Repeat only what lies from the line with "Reproduce this chart with Plotly." to the line with "import plotly.graph_objects as go", those two lines included, exactly as it stands; omit any images.

Source code of charts:
==*==

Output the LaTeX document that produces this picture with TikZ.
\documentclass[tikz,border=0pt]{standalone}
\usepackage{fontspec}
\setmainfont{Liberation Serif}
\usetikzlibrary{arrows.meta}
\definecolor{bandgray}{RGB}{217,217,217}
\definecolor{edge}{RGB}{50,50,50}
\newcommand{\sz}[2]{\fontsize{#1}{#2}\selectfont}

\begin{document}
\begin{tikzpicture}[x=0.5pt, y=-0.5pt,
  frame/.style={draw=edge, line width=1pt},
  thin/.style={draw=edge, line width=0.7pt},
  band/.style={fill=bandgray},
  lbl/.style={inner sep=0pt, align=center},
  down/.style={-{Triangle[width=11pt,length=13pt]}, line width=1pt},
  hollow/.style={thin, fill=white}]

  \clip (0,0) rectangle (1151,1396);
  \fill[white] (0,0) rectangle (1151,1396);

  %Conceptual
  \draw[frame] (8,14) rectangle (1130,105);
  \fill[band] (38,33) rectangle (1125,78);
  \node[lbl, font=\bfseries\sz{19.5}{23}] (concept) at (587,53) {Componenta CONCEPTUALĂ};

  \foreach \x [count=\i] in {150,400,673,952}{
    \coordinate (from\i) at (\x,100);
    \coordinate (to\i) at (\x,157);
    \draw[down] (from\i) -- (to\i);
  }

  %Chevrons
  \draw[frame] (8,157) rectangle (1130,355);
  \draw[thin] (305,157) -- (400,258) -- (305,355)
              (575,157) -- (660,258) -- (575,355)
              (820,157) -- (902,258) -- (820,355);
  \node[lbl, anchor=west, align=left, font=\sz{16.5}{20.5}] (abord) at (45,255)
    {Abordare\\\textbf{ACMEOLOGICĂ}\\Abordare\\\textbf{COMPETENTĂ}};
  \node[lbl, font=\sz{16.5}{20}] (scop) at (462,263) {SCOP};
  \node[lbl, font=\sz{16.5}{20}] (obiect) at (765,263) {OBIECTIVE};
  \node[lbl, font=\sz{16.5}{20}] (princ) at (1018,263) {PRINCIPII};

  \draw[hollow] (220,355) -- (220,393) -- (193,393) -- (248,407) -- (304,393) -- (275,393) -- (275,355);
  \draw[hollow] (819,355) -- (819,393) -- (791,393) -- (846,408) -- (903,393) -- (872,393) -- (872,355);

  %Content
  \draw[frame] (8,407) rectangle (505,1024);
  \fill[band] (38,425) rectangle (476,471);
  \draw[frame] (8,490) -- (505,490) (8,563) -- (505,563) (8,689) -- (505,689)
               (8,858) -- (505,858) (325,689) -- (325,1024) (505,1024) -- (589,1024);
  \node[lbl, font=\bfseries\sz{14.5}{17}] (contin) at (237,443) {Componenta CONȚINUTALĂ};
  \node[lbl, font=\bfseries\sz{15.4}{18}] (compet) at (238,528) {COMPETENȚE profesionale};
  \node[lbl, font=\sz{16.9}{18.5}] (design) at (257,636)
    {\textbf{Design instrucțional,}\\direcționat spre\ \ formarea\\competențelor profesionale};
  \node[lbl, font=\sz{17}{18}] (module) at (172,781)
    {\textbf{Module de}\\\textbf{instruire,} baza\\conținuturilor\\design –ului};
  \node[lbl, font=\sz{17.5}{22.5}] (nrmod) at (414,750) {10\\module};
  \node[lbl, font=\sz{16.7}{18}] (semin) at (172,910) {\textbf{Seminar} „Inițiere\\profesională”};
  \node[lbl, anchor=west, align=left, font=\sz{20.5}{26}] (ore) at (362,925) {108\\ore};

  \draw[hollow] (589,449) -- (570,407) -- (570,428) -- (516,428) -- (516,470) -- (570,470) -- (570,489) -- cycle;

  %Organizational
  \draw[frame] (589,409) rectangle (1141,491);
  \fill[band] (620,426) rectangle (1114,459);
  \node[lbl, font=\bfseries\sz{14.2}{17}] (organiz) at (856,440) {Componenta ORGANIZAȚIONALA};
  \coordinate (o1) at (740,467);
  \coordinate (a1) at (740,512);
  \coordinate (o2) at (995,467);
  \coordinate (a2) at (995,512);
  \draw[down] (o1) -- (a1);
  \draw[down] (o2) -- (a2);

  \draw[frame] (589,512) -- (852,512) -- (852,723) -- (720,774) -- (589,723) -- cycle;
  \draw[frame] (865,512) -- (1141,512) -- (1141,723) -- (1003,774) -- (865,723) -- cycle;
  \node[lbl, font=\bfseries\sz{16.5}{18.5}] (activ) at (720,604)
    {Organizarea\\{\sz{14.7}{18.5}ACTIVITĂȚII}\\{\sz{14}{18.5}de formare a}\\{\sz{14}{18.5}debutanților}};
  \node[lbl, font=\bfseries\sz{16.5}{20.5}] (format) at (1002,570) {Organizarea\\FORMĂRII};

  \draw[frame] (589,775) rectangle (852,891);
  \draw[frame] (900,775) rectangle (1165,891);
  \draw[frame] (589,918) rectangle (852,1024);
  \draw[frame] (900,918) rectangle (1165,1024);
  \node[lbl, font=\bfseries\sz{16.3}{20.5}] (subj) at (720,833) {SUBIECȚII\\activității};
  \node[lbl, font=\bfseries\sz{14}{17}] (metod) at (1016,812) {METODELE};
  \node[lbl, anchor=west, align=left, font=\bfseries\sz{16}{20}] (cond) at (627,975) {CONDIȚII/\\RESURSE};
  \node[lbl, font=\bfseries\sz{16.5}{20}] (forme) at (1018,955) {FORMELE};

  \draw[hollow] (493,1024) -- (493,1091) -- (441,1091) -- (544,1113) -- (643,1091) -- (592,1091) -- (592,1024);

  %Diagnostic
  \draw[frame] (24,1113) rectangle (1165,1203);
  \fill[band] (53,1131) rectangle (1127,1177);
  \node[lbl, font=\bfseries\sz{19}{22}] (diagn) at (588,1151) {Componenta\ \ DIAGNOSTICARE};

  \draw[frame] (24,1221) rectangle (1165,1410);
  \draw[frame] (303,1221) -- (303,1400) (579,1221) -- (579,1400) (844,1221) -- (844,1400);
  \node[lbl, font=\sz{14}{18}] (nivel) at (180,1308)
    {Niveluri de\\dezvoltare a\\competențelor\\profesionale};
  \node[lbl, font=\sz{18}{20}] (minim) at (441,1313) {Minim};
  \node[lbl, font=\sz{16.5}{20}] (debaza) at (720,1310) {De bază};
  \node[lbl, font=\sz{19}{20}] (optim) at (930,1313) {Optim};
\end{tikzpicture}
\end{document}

==*==

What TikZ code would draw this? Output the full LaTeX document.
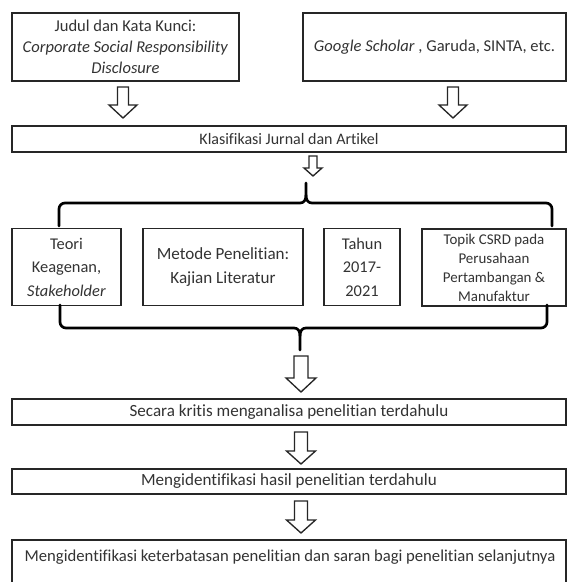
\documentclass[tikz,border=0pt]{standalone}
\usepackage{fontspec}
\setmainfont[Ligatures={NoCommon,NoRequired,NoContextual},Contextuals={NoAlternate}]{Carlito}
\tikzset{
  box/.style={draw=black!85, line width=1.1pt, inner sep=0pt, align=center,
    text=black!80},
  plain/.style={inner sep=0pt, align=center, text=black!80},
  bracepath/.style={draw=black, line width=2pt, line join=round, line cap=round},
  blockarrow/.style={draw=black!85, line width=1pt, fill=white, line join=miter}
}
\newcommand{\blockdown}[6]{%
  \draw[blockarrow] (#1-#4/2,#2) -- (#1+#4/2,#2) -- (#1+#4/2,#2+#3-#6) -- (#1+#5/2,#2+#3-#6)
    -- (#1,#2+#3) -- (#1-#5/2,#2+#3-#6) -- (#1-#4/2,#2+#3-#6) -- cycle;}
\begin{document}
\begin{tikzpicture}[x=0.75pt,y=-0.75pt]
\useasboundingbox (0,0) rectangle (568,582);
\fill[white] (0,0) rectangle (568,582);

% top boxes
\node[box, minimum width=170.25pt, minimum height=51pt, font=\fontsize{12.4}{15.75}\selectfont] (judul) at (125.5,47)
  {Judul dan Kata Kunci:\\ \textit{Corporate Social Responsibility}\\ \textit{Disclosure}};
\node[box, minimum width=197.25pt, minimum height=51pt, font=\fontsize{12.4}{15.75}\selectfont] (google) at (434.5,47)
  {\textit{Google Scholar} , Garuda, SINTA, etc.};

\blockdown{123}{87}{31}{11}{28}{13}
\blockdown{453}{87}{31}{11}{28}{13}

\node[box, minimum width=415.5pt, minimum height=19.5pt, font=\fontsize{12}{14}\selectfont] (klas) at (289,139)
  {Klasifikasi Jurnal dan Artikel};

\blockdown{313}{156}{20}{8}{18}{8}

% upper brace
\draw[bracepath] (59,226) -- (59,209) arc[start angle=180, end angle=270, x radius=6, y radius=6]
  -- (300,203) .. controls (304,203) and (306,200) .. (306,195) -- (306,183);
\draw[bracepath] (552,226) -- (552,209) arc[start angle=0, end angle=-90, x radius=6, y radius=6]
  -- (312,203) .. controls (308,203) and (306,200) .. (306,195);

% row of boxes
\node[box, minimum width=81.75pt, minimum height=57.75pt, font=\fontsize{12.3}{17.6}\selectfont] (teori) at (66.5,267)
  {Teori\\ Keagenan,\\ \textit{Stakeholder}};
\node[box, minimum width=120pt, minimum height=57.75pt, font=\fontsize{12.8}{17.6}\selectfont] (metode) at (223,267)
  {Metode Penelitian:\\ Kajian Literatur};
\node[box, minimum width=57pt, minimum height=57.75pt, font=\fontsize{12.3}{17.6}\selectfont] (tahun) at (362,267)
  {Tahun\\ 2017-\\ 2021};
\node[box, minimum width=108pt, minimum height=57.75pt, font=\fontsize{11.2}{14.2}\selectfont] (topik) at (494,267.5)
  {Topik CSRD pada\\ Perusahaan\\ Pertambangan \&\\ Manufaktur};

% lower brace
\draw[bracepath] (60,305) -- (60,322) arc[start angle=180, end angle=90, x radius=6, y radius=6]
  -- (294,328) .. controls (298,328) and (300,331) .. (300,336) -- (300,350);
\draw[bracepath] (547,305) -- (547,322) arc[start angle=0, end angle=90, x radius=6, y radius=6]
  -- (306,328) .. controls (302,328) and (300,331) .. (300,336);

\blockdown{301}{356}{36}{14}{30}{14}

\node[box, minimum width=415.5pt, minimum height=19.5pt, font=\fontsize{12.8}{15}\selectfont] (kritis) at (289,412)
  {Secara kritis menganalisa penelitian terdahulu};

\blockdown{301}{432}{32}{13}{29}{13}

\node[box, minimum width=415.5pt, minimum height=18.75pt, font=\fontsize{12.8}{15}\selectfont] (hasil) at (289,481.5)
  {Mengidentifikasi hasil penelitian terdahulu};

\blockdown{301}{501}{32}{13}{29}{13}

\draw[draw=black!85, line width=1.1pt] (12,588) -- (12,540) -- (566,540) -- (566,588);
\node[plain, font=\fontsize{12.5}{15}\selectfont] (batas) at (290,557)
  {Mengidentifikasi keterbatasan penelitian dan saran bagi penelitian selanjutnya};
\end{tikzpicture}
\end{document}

==*==

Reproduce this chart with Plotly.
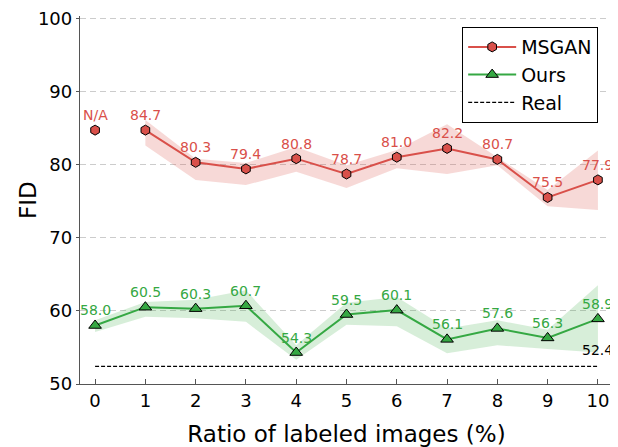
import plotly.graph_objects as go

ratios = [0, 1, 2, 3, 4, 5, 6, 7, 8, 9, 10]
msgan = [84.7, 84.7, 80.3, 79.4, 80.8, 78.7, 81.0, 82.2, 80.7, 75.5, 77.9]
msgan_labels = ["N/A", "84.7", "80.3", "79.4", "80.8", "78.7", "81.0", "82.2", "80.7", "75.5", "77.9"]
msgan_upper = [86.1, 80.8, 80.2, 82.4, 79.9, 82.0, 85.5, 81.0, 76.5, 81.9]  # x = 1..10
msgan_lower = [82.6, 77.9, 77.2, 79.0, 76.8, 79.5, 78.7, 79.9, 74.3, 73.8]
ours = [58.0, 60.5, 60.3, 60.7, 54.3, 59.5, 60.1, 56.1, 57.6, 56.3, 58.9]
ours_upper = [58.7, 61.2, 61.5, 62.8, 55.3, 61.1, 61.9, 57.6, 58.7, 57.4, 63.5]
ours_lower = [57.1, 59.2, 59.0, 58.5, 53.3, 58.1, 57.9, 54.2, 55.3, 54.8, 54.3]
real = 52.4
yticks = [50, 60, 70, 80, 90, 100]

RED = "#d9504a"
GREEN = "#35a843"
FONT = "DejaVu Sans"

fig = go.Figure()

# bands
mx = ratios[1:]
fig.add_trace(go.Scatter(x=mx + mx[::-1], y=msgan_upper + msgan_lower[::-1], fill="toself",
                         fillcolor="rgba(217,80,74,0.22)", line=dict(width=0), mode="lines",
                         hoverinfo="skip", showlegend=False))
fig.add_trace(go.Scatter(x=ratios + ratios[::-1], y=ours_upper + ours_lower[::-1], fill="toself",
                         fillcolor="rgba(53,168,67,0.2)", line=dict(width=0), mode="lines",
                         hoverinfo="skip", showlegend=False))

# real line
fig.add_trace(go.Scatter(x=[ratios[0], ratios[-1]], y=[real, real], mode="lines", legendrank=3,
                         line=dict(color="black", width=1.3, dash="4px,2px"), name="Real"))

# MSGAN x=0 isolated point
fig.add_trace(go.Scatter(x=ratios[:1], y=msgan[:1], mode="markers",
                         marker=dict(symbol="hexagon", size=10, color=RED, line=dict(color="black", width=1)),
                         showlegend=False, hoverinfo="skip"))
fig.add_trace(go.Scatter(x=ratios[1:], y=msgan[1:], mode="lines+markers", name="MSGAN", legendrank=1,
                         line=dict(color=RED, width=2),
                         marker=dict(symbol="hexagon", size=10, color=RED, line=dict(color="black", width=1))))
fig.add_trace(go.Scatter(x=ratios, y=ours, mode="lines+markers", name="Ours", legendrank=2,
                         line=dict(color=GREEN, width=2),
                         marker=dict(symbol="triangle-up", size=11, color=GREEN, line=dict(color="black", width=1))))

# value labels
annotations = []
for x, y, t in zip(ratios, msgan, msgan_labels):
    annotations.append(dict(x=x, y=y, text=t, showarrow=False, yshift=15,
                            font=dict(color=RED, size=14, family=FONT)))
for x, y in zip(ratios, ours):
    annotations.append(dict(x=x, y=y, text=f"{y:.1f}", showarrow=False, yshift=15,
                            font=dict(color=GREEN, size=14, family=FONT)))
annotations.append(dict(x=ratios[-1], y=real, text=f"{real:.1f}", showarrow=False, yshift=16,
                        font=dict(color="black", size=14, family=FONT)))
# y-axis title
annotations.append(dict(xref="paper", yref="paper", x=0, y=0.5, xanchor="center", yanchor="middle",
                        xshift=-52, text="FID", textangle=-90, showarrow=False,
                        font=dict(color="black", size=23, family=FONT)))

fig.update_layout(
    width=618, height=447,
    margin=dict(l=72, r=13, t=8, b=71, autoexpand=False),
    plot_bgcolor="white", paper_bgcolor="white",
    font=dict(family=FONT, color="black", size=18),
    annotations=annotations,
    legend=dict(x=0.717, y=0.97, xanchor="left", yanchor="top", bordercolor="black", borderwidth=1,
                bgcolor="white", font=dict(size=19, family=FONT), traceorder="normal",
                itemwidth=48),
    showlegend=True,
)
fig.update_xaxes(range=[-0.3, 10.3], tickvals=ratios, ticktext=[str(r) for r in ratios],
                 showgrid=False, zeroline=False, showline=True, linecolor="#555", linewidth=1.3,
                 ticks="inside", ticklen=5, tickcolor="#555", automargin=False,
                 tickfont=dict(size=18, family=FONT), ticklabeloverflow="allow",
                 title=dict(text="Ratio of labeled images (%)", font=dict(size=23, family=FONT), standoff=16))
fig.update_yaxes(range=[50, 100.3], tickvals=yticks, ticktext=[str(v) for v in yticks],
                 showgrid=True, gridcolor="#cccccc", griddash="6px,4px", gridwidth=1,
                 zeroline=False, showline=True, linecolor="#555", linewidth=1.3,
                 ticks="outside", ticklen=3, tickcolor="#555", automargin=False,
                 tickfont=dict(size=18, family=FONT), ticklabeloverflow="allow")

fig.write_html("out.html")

==*==

Full solution:
Reproduce this chart with Plotly.
import plotly.graph_objects as go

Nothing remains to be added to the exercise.